The late twentieth century resurgence of religion in world affairs has been among the most politically charged phenomenon of our time. From the rise of transnational religious networks, to controversial legal challenges to religious rights, to state-sponsored trials for religious minorities, the issues remain critical and volatile. In this light, this course explores contemporary issues dealing with the dueling principles of religious freedom set alongside cultural practices and the role of the nation-state in managing, accommodating and disengaging with protections based on religious difference and legal questions. By examining recent and emerging scholarship on religious practices embedded in legal/political/moral controversies, the central goal is to explore the ways that new uses of religion and the law are changing the ways that scholars are engaging these topics.
The course will be taught in seminar format and students will engage with the historical, theoretical and ethnographic literature on this topic. Themes will range from formations of secularism and genealogies of religion, debates over freedom and its fictions, and the social construction of law as it relates to dilemmas over pluralism, evidentiary questions and anthropological interrogations of the role of trials.
As anthropologists continue to grapple with changing notions of “the field” from local to global, this course covers ground breaking, recent and emerging scholarship. The goal is to explore both pragmatic and theoretical problems of modernity, transnationalism, and diasporas in specific historical and ethnographic contexts. Drawing on a range of analytic tools about how we might understand the dynamics of transnational formations-- from theories of connections, to scapes to vernacularization, to mappings, to friction--the course will emphasize the interrelations between international and transnational cultural processes and more circumscribed forms of practices.
This course will examine scholarship related to the development of the anthropology of Africa with a focus on Sub-Saharan Africa. The goal of the course is to explore the founding tenets of anthropological inquiry and methods and to ponder how those developments contributed to anthropological understandings of Africa in the scholarly imagination and its relationship to other ways of knowing. By asking why particular questions emerged and how those inquiries were presented, we will explore the social and political contexts in which particular studies emerged and assess the coherence and value of those analyses. A central goal will be the evaluation of sources and methods of constructing arguments through which students will be encouraged to assess different ideological and/or theoretical approaches used in scholarly writing on Africa.

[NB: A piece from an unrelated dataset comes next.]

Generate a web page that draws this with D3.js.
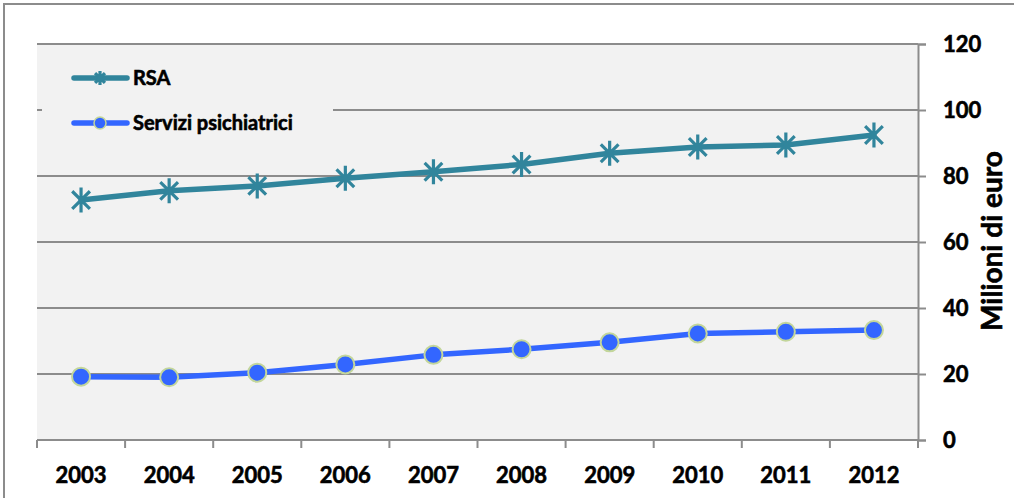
<!DOCTYPE html>
<html>
<head>
<meta charset="utf-8">
<script src="https://cdn.jsdelivr.net/npm/d3@7"></script>
<style>
  html, body { margin: 0; padding: 0; background: #fff; }
  svg { display: block; }
  text { font-family: Lato, "Open Sans", sans-serif; font-weight: 700; fill: #000; stroke: #000; stroke-width: 0.6px; }
</style>
</head>
<body>
<svg id="chart" width="1014" height="498"></svg>
<script>
// Annual spending, millions of euro
const years = ["2003", "2004", "2005", "2006", "2007", "2008", "2009", "2010", "2011", "2012"];
const rsa = [72.7, 75.5, 77.0, 79.3, 81.3, 83.5, 86.9, 88.8, 89.4, 92.4];
const psichiatrici = [19.2, 19.0, 20.4, 22.9, 25.8, 27.5, 29.6, 32.3, 32.8, 33.3];
const yTicks = [0, 20, 40, 60, 80, 100, 120];
const seriesNames = ["RSA", "Servizi psichiatrici"];

const svg = d3.select("#chart");
const plot = { left: 37, right: 918, top: 44, bottom: 440 };
const gridColor = "#8c8c8c";
const rsaColor = "#31859c";
const psiColor = "#3366ff";

// outer frame
svg.append("rect")
  .attr("x", 4).attr("y", 4).attr("width", 1030).attr("height", 520)
  .attr("fill", "#fff").attr("stroke", gridColor).attr("stroke-width", 2);

const x = d3.scaleBand().domain(years).range([plot.left, plot.right]).padding(0);
const y = d3.scaleLinear().domain([0, 120]).range([plot.bottom, plot.top]);

// plot background
svg.append("rect")
  .attr("x", plot.left).attr("y", plot.top)
  .attr("width", plot.right - plot.left).attr("height", plot.bottom - plot.top)
  .attr("fill", "#f2f2f2");

// horizontal gridlines
svg.append("g").selectAll("line").data(yTicks.filter(d => d > 0)).join("line")
  .attr("x1", plot.left).attr("x2", plot.right)
  .attr("y1", d => y(d)).attr("y2", d => y(d))
  .attr("stroke", gridColor).attr("stroke-width", 2);

// right value axis
const yAxis = svg.append("g")
  .attr("transform", `translate(${plot.right},0)`)
  .call(d3.axisRight(y).tickValues(yTicks).tickSize(8).tickPadding(17));
yAxis.select(".domain").attr("stroke", gridColor).attr("stroke-width", 2);
yAxis.selectAll(".tick line").attr("stroke", gridColor).attr("stroke-width", 2);
yAxis.selectAll(".tick text")
  .attr("font-size", 22).attr("font-family", "Lato").attr("font-weight", 700)
  .attr("fill", "#000").attr("text-anchor", "start").attr("dy", "0.36em");

// bottom category axis, ticks on band boundaries
svg.append("line")
  .attr("x1", plot.left).attr("x2", plot.right)
  .attr("y1", plot.bottom).attr("y2", plot.bottom)
  .attr("stroke", gridColor).attr("stroke-width", 2);
const bounds = years.map(d => x(d)).concat([plot.right]);
svg.append("g").selectAll("line").data(bounds).join("line")
  .attr("x1", d => d).attr("x2", d => d)
  .attr("y1", plot.bottom).attr("y2", plot.bottom + 8)
  .attr("stroke", gridColor).attr("stroke-width", 2);
svg.append("g").selectAll("text").data(years).join("text")
  .attr("x", d => x(d) + x.bandwidth() / 2)
  .attr("y", 483)
  .attr("text-anchor", "middle")
  .attr("font-size", 22)
  .text(d => d);

// axis title
svg.append("text")
  .attr("transform", "translate(1002,241) rotate(-90)")
  .attr("text-anchor", "middle")
  .attr("font-size", 28)
  .text("Milioni di euro");

// legend box
const legend = svg.append("g");
legend.append("rect")
  .attr("x", 42).attr("y", 52).attr("width", 291).attr("height", 96)
  .attr("fill", "#f2f2f2");

const cx = d => x(d) + x.bandwidth() / 2;

function asterisk(sel, size) {
  const r = size / 2, d = r * Math.cos(Math.PI / 4);
  const p = `M0,${-r}V${r}M${-d},${-d}L${d},${d}M${-d},${d}L${d},${-d}`;
  sel.append("path").attr("d", p)
    .attr("stroke", rsaColor).attr("stroke-width", 3.2).attr("fill", "none");
}

// RSA series
const rsaData = years.map((d, i) => [d, rsa[i]]);
svg.append("path").datum(rsaData)
  .attr("d", d3.line().x(d => cx(d[0])).y(d => y(d[1])))
  .attr("fill", "none").attr("stroke", rsaColor).attr("stroke-width", 5.5)
  .attr("stroke-linejoin", "round").attr("stroke-linecap", "round");
svg.append("g").selectAll("g").data(rsaData).join("g")
  .attr("transform", d => `translate(${cx(d[0])},${y(d[1])})`)
  .each(function () { asterisk(d3.select(this), 25); });

// Servizi psichiatrici series
const psiData = years.map((d, i) => [d, psichiatrici[i]]);
svg.append("path").datum(psiData)
  .attr("d", d3.line().x(d => cx(d[0])).y(d => y(d[1])))
  .attr("fill", "none").attr("stroke", psiColor).attr("stroke-width", 5.5)
  .attr("stroke-linejoin", "round").attr("stroke-linecap", "round");
svg.append("g").selectAll("circle").data(psiData).join("circle")
  .attr("cx", d => cx(d[0])).attr("cy", d => y(d[1])).attr("r", 9)
  .attr("fill", psiColor).attr("stroke", "#c3d69b").attr("stroke-width", 2);

// legend entries
const legendY = [78, 123];
legend.append("line")
  .attr("x1", 74).attr("x2", 127).attr("y1", legendY[0]).attr("y2", legendY[0])
  .attr("stroke", rsaColor).attr("stroke-width", 5.5).attr("stroke-linecap", "round");
legend.append("g").attr("transform", `translate(100,${legendY[0]})`)
  .call(g => asterisk(g, 14));
legend.append("line")
  .attr("x1", 74).attr("x2", 127).attr("y1", legendY[1]).attr("y2", legendY[1])
  .attr("stroke", psiColor).attr("stroke-width", 5.5).attr("stroke-linecap", "round");
legend.append("circle")
  .attr("cx", 100).attr("cy", legendY[1]).attr("r", 6)
  .attr("fill", psiColor).attr("stroke", "#c3d69b").attr("stroke-width", 1.5);
legend.selectAll("text.lbl").data(seriesNames).join("text")
  .attr("class", "lbl")
  .attr("x", 133).attr("y", (d, i) => legendY[i] + 7)
  .attr("font-size", 20)
  .text(d => d);
</script>
</body>
</html>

This course is centered on the work of a few key theorists around which we will explore the relationship between culture and power, freedom, agency and social reproduction. We will assess the relationships between the individual, society, the state and its fictions, as well as questions having to do with how to understand and theorize social change. We will begin by exploring the foundations of contemporary anthropology and its relationship to coloniality and postcoloniality and then move to explore the Critical Theory of the Frankfurt School as an intervention into Marxist theorizing. This will be followed by a focus on three of the most influential social theorists of the mid to late 20th century: Antonio Gramsci, Pierre Bourdieu, Michel Foucault, Agamben, and supplemented with the work of thinkers such as Achille Mbembe, Jean and John Comaroff, Judith Butler, and Gilles Deleuze and Félix Guattari. Class discussions will emphasize contemporary debates concerning the relationship between power, cultural politics and processes of naturalization.
Since the beginning of the shaping of anthropology as a discipline, anthropologists have been concerned with questions about the maintenance of order, particularly in stateless societies. Early anthropologists found that the study of law provided insights into these and larger questions about societal norms and culturally shaped attitudes. Gradually the sub-field of legal anthropology took shape with these concerns in mind. Today, some have argued that we are living in an age in which the political is increasingly being displaced into the realm of the legal yet ethnographic fieldwork has shown that we have entered a period in which people are increasingly using political strategies to make legal claims. Scholarship on new social formations such as human rights movements, the invention of a notion of civil society, the growth of non-governmental organizations, and the “rule of law” has become all the more important.
New forms of legal language are becoming key resources in daily life; thus understanding the relationships between law and culture as well as law and politics is becoming all the more critical in the contemporary period. By asking how relationships between legal, cultural and political realms are structured, we will study changing approaches to law in anthropological work. The course will examine how law provides tools for both social struggle and social control and will explore classical and contemporary texts in legal and political anthropology in order to detail the cultural dimensions of law and law’s changing relationship to discipline.